Omit all images. Transcribe the rest of the material below exactly.

Begin Provided entries

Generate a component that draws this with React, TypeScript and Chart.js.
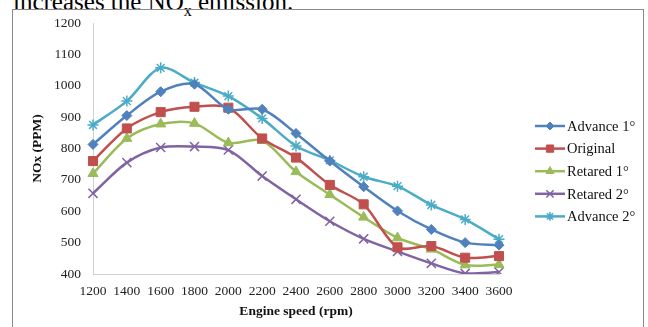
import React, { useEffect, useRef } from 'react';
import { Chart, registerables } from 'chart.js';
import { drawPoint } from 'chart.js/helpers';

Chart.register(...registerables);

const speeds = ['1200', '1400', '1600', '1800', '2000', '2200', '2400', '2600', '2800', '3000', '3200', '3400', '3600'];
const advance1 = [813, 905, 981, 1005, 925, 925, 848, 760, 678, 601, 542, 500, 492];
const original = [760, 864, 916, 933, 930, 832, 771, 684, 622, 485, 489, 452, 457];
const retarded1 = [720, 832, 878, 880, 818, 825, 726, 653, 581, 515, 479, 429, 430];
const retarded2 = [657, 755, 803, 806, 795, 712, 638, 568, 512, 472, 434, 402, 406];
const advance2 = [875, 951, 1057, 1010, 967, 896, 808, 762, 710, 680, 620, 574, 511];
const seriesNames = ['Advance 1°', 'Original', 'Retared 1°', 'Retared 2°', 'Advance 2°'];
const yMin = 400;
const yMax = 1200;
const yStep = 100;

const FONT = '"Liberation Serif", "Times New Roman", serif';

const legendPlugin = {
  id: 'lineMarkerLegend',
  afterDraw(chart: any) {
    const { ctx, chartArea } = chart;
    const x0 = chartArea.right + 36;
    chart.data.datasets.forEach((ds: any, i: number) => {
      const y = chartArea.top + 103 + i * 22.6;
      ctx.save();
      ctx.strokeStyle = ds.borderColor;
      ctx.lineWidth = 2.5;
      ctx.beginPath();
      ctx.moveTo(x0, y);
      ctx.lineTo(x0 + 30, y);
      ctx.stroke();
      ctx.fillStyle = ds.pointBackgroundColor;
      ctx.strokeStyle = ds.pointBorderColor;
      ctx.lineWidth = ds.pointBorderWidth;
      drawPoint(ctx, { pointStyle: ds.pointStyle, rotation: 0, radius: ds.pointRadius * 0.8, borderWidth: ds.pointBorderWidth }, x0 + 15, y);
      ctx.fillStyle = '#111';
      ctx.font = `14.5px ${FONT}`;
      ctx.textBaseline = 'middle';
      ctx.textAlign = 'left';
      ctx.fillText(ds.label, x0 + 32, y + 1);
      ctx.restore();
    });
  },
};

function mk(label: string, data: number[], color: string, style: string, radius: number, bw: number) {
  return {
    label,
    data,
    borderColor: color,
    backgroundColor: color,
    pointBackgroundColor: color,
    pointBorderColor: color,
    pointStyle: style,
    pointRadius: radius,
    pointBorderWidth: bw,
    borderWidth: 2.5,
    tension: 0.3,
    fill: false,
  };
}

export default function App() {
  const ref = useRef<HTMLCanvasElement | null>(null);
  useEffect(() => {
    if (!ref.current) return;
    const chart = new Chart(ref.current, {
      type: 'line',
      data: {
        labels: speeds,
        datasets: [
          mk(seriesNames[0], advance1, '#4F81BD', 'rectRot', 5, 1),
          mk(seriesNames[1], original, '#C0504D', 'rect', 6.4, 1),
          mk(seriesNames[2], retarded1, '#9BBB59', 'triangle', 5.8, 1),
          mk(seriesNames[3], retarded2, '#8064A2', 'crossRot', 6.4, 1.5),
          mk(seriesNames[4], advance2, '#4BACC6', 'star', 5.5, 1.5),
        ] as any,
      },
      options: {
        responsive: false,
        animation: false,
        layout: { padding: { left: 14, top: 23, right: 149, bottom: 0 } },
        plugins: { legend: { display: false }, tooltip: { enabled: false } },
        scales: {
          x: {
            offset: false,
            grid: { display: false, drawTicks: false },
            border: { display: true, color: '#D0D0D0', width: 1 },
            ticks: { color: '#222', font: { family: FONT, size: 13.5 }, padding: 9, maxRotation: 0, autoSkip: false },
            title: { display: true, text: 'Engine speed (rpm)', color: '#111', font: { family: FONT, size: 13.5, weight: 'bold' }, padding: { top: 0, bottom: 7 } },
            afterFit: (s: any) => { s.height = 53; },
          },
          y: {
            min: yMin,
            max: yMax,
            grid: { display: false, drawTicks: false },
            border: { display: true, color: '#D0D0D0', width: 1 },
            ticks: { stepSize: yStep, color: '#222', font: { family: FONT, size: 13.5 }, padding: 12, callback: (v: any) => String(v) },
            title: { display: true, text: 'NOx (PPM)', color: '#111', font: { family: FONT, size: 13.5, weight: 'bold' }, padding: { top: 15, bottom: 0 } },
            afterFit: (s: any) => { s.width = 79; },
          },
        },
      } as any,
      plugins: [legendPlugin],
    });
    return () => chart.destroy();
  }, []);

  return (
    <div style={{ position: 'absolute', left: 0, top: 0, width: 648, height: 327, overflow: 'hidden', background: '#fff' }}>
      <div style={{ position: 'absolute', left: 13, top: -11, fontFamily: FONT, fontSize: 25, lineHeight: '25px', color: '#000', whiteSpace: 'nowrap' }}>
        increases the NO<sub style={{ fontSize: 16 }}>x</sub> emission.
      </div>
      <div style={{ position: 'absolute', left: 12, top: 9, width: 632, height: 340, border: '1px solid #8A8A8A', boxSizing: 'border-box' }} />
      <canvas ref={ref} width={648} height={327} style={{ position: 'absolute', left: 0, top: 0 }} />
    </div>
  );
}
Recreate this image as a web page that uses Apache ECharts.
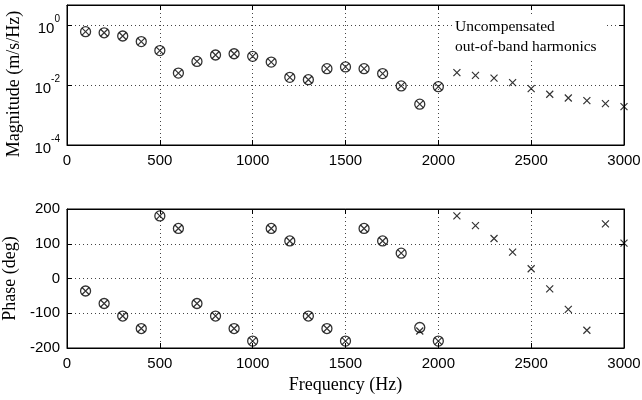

End Provided entries

_Answer to the exercise_
Generate a component that draws this with React, TypeScript and Chart.js.
import React, { useEffect, useRef } from 'react';
import { Chart, registerables } from 'chart.js';
import { drawPoint } from 'chart.js/helpers';

Chart.register(...registerables);

const speeds = ['1200', '1400', '1600', '1800', '2000', '2200', '2400', '2600', '2800', '3000', '3200', '3400', '3600'];
const advance1 = [813, 905, 981, 1005, 925, 925, 848, 760, 678, 601, 542, 500, 492];
const original = [760, 864, 916, 933, 930, 832, 771, 684, 622, 485, 489, 452, 457];
const retarded1 = [720, 832, 878, 880, 818, 825, 726, 653, 581, 515, 479, 429, 430];
const retarded2 = [657, 755, 803, 806, 795, 712, 638, 568, 512, 472, 434, 402, 406];
const advance2 = [875, 951, 1057, 1010, 967, 896, 808, 762, 710, 680, 620, 574, 511];
const seriesNames = ['Advance 1°', 'Original', 'Retared 1°', 'Retared 2°', 'Advance 2°'];
const yMin = 400;
const yMax = 1200;
const yStep = 100;

const FONT = '"Liberation Serif", "Times New Roman", serif';

const legendPlugin = {
  id: 'lineMarkerLegend',
  afterDraw(chart: any) {
    const { ctx, chartArea } = chart;
    const x0 = chartArea.right + 36;
    chart.data.datasets.forEach((ds: any, i: number) => {
      const y = chartArea.top + 103 + i * 22.6;
      ctx.save();
      ctx.strokeStyle = ds.borderColor;
      ctx.lineWidth = 2.5;
      ctx.beginPath();
      ctx.moveTo(x0, y);
      ctx.lineTo(x0 + 30, y);
      ctx.stroke();
      ctx.fillStyle = ds.pointBackgroundColor;
      ctx.strokeStyle = ds.pointBorderColor;
      ctx.lineWidth = ds.pointBorderWidth;
      drawPoint(ctx, { pointStyle: ds.pointStyle, rotation: 0, radius: ds.pointRadius * 0.8, borderWidth: ds.pointBorderWidth }, x0 + 15, y);
      ctx.fillStyle = '#111';
      ctx.font = `14.5px ${FONT}`;
      ctx.textBaseline = 'middle';
      ctx.textAlign = 'left';
      ctx.fillText(ds.label, x0 + 32, y + 1);
      ctx.restore();
    });
  },
};

function mk(label: string, data: number[], color: string, style: string, radius: number, bw: number) {
  return {
    label,
    data,
    borderColor: color,
    backgroundColor: color,
    pointBackgroundColor: color,
    pointBorderColor: color,
    pointStyle: style,
    pointRadius: radius,
    pointBorderWidth: bw,
    borderWidth: 2.5,
    tension: 0.3,
    fill: false,
  };
}

export default function App() {
  const ref = useRef<HTMLCanvasElement | null>(null);
  useEffect(() => {
    if (!ref.current) return;
    const chart = new Chart(ref.current, {
      type: 'line',
      data: {
        labels: speeds,
        datasets: [
          mk(seriesNames[0], advance1, '#4F81BD', 'rectRot', 5, 1),
          mk(seriesNames[1], original, '#C0504D', 'rect', 6.4, 1),
          mk(seriesNames[2], retarded1, '#9BBB59', 'triangle', 5.8, 1),
          mk(seriesNames[3], retarded2, '#8064A2', 'crossRot', 6.4, 1.5),
          mk(seriesNames[4], advance2, '#4BACC6', 'star', 5.5, 1.5),
        ] as any,
      },
      options: {
        responsive: false,
        animation: false,
        layout: { padding: { left: 14, top: 23, right: 149, bottom: 0 } },
        plugins: { legend: { display: false }, tooltip: { enabled: false } },
        scales: {
          x: {
            offset: false,
            grid: { display: false, drawTicks: false },
            border: { display: true, color: '#D0D0D0', width: 1 },
            ticks: { color: '#222', font: { family: FONT, size: 13.5 }, padding: 9, maxRotation: 0, autoSkip: false },
            title: { display: true, text: 'Engine speed (rpm)', color: '#111', font: { family: FONT, size: 13.5, weight: 'bold' }, padding: { top: 0, bottom: 7 } },
            afterFit: (s: any) => { s.height = 53; },
          },
          y: {
            min: yMin,
            max: yMax,
            grid: { display: false, drawTicks: false },
            border: { display: true, color: '#D0D0D0', width: 1 },
            ticks: { stepSize: yStep, color: '#222', font: { family: FONT, size: 13.5 }, padding: 12, callback: (v: any) => String(v) },
            title: { display: true, text: 'NOx (PPM)', color: '#111', font: { family: FONT, size: 13.5, weight: 'bold' }, padding: { top: 15, bottom: 0 } },
            afterFit: (s: any) => { s.width = 79; },
          },
        },
      } as any,
      plugins: [legendPlugin],
    });
    return () => chart.destroy();
  }, []);

  return (
    <div style={{ position: 'absolute', left: 0, top: 0, width: 648, height: 327, overflow: 'hidden', background: '#fff' }}>
      <div style={{ position: 'absolute', left: 13, top: -11, fontFamily: FONT, fontSize: 25, lineHeight: '25px', color: '#000', whiteSpace: 'nowrap' }}>
        increases the NO<sub style={{ fontSize: 16 }}>x</sub> emission.
      </div>
      <div style={{ position: 'absolute', left: 12, top: 9, width: 632, height: 340, border: '1px solid #8A8A8A', boxSizing: 'border-box' }} />
      <canvas ref={ref} width={648} height={327} style={{ position: 'absolute', left: 0, top: 0 }} />
    </div>
  );
}
Recreate this image as a web page that uses Apache ECharts.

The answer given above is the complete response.